Dessbesell destacou ainda o impacto psicológico da rotina carcerária. “Depois de cinco anos, o servidor adquire alguma patologia mental; após dez, a condição se torna quase irreversível. Trabalhamos segregados, presos dentro da cadeia. Em 2024, tivemos 570 afastamentos psiquiátricos. Em 2025, já passamos de 600 licenças médicas e nove suicídios em dois anos. É uma tragédia silenciosa.”
O sindicalista também apontou a defasagem salarial e o desgaste social dos policiais penais. “Há 12 anos sem reajuste, muitos não conseguem mais sustentar o padrão de vida. A gestão precisa rever o modelo e garantir proteção e saúde mental aos trabalhadores.”
O deputado Jeferson Fernandes (PT), integrante da comissão e relator do projeto de lei que regulamenta a Polícia Penal no Estado, afirmou que os casos de humilhação e autoritarismo são recorrentes. “Há tentativas de institucionalizar um modelo de hierarquia similar ao militar, que suprime o direito de questionar e gera sufocamento psicológico. Não podemos permitir que a Polícia Penal reproduza práticas abusivas sob o pretexto de disciplina”, disse.

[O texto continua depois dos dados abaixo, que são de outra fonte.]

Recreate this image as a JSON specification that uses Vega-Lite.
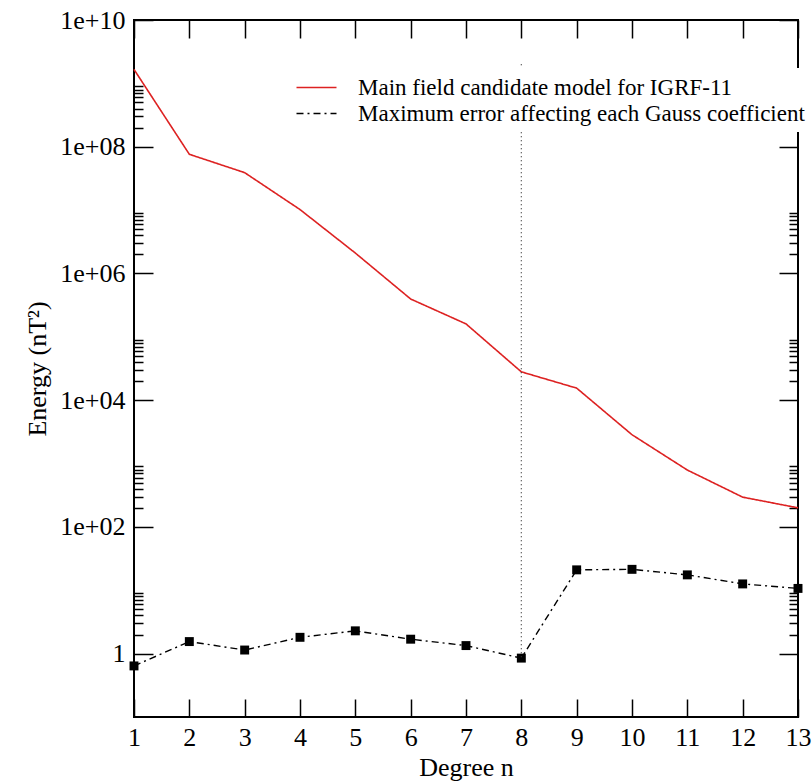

As denúncias foram encaminhadas ao governador Eduardo Leite (PSD), ao chefe da Casa Civil, Arthur Lemos, e à Secretaria de Sistemas Penal e Socioeducativo (SSPS). O caso também foi remetido ao Ministério Público do Trabalho (MPT) e ao Ministério Público Estadual (MP-RS) para investigação de abuso de poder e improbidade administrativa.
Contraponto
Em nota enviada à reportagem, a Polícia Penal informou que todas as denúncias recebidas são processadas pela Corregedoria-Geral do Sistema Penitenciário. O órgão ressaltou que sua atuação está fundamentada na legalidade e no respeito ao devido processo legal, observando o sigilo das informações, medida essencial para resguardar o andamento e os resultados das apurações. “Ao preservar o sigilo, a Corregedoria-Geral cumpre o papel que se espera de um órgão correcional, agindo com responsabilidade, imparcialidade e respeito às garantias fundamentais”, conclui a nota.